What is needed »
Reproduce the listing below exactly, beginning with its first line and ending with the line that holds "Chart.register(...registerables);"; pictures are not part of the copy.

Information supplied »
******
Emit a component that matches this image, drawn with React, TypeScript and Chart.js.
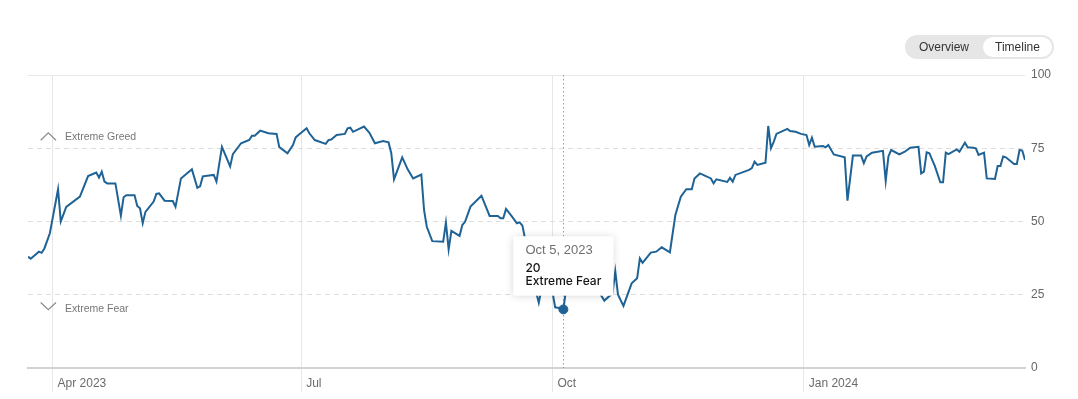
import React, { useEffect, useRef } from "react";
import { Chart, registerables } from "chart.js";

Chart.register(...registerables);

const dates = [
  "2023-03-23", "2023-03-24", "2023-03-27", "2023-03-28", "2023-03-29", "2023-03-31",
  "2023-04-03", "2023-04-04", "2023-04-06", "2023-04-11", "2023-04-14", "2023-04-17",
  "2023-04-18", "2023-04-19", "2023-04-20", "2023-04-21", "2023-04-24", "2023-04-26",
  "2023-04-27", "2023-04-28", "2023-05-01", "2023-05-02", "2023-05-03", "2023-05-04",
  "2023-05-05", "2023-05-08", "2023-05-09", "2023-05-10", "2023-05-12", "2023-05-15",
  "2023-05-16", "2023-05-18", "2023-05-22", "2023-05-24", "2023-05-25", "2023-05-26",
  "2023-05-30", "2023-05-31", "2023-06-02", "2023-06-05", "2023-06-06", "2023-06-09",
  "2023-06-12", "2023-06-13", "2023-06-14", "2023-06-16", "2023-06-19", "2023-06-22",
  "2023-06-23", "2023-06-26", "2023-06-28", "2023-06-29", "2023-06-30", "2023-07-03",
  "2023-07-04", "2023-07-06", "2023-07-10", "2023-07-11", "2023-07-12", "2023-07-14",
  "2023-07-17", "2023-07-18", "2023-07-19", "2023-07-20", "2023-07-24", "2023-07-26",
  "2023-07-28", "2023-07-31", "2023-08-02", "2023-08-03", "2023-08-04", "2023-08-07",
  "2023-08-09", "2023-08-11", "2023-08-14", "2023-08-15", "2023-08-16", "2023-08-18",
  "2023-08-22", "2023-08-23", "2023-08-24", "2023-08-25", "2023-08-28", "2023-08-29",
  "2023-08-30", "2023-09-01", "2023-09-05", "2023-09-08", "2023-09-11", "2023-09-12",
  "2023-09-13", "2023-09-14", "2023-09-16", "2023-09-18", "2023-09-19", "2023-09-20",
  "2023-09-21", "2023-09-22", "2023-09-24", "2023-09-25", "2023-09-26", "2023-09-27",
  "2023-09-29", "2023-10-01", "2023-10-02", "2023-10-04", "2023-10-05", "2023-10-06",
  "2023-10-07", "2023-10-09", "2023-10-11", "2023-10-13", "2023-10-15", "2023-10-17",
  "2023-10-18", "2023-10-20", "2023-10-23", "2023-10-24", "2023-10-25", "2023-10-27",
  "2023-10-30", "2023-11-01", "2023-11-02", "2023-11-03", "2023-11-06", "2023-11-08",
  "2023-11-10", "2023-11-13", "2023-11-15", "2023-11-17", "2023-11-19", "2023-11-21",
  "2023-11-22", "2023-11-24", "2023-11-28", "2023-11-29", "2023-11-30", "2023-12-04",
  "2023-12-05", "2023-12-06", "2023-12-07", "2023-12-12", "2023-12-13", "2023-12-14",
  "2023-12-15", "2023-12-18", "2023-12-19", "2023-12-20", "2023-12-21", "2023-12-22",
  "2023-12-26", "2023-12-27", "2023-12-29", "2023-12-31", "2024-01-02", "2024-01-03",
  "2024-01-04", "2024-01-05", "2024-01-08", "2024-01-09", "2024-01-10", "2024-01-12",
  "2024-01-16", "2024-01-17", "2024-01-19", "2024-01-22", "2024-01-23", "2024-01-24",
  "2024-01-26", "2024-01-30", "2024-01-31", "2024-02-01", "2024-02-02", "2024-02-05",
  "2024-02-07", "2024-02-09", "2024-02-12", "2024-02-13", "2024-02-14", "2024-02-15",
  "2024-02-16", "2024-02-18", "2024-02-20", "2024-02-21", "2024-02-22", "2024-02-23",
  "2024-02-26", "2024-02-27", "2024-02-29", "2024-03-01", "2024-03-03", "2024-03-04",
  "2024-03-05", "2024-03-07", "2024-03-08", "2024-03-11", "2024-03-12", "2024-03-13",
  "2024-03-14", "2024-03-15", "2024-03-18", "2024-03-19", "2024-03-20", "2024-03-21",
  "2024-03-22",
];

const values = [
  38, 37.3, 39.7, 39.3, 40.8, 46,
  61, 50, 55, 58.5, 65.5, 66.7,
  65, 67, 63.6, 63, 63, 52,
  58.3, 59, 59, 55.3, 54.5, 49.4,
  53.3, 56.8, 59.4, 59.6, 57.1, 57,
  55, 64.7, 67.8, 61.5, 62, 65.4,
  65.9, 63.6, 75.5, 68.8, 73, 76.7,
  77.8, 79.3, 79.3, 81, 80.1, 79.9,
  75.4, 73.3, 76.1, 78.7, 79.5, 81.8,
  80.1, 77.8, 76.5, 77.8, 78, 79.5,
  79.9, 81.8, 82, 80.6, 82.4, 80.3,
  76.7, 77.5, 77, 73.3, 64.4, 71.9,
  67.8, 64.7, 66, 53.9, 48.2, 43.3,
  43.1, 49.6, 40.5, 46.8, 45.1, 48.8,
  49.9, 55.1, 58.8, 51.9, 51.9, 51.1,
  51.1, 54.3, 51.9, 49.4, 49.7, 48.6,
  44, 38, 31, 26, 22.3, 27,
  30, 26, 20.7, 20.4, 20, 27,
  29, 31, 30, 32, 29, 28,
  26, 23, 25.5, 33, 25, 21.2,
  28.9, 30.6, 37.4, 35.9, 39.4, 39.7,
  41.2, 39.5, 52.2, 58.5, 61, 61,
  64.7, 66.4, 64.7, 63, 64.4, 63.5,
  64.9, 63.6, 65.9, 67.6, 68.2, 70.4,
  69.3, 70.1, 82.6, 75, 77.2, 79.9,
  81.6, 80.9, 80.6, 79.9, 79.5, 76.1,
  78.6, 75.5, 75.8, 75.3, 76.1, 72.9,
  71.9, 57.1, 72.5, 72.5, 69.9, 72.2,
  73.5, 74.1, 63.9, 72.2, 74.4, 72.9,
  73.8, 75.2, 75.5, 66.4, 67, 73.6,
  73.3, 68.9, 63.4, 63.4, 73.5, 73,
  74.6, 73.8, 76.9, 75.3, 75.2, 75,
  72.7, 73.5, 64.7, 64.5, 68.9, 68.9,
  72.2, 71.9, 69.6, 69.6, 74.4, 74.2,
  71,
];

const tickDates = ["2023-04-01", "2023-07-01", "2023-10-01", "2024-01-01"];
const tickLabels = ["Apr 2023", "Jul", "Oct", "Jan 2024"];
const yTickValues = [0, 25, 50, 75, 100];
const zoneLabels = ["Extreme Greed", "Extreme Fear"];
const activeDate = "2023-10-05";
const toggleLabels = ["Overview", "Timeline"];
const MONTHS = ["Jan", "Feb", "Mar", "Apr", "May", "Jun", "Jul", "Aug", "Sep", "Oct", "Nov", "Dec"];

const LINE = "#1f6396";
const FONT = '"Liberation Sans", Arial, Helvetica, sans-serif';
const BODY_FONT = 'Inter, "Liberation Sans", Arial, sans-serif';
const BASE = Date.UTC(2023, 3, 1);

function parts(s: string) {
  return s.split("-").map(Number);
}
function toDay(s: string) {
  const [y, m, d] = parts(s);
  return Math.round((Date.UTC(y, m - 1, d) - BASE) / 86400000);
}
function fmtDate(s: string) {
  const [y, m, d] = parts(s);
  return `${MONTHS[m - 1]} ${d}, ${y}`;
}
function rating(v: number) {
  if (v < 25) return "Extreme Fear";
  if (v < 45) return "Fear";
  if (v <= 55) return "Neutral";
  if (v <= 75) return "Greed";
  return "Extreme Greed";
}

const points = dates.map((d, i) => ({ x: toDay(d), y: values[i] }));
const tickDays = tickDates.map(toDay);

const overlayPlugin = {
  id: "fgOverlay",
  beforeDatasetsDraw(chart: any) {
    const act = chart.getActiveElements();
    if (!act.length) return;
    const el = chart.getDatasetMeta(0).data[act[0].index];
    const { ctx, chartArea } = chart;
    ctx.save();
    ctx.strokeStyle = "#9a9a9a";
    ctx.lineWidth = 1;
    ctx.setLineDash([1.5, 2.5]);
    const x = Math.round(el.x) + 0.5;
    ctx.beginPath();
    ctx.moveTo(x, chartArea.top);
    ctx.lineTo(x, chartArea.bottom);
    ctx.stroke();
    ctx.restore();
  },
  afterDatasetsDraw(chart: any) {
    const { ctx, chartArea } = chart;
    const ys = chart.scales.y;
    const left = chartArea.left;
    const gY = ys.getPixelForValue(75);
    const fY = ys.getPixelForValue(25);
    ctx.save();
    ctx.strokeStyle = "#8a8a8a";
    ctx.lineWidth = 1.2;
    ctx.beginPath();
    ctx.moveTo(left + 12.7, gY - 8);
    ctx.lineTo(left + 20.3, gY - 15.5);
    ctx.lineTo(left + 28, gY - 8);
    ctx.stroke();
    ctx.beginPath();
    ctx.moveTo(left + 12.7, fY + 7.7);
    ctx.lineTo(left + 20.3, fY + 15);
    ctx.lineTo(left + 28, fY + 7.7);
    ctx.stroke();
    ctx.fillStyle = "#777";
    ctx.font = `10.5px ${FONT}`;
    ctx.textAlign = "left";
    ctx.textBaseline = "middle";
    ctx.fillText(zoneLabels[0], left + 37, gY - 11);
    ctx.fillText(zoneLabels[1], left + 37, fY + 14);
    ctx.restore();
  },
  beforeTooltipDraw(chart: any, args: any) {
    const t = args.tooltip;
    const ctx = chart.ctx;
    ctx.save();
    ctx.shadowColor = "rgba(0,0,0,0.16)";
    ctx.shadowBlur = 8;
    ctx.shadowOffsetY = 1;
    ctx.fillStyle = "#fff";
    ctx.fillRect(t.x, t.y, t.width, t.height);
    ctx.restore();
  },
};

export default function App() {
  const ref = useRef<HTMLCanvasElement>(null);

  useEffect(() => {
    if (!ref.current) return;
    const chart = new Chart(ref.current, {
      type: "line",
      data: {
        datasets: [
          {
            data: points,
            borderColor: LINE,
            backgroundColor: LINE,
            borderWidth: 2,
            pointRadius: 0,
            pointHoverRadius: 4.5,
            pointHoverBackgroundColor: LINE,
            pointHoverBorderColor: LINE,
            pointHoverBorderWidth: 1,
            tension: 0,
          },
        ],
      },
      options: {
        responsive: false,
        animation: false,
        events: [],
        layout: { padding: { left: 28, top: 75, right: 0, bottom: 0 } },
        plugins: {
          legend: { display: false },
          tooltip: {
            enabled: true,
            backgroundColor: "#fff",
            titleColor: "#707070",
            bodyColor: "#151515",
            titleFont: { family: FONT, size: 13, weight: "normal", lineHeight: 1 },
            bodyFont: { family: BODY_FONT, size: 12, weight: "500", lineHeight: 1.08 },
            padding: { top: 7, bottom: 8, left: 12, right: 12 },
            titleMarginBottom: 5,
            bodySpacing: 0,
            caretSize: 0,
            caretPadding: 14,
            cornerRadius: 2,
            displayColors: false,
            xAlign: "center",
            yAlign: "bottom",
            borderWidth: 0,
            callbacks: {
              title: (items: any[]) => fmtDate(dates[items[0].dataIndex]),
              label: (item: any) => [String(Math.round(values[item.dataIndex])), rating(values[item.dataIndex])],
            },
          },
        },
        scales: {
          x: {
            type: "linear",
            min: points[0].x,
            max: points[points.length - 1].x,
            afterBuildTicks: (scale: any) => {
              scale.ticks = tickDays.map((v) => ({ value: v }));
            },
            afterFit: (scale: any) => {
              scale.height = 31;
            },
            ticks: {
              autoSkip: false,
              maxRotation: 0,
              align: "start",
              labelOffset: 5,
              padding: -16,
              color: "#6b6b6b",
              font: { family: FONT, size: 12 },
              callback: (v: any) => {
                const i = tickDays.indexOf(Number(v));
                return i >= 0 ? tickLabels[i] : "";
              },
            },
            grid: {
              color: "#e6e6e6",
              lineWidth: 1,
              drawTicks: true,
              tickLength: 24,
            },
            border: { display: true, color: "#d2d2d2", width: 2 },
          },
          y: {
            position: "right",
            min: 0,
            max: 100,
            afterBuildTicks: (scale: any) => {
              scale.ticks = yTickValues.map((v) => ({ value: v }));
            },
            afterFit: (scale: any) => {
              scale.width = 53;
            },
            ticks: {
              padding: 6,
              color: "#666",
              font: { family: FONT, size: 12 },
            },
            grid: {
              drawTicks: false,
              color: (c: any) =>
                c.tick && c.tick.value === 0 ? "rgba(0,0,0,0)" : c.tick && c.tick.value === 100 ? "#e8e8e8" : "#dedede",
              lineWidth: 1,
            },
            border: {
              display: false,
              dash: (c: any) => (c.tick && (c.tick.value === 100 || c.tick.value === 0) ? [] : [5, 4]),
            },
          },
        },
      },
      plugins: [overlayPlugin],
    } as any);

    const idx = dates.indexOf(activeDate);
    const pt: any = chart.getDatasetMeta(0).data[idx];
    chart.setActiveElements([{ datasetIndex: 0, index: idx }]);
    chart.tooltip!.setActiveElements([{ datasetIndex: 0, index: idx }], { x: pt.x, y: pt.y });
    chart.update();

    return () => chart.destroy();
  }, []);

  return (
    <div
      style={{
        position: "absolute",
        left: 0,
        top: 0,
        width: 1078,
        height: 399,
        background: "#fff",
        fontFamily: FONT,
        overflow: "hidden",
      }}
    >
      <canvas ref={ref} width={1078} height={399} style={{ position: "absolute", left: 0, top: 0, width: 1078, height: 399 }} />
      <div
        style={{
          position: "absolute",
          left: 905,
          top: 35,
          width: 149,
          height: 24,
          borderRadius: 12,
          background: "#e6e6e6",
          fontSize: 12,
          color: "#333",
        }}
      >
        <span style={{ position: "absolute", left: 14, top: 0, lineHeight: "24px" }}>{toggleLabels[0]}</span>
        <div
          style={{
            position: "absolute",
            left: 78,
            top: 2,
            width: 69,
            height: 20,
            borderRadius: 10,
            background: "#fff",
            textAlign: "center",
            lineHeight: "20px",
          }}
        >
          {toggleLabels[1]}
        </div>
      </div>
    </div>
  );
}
******
Reply to the exercise »
Emit a component that matches this image, drawn with React, TypeScript and Chart.js.
import React, { useEffect, useRef } from "react";
import { Chart, registerables } from "chart.js";

Chart.register(...registerables);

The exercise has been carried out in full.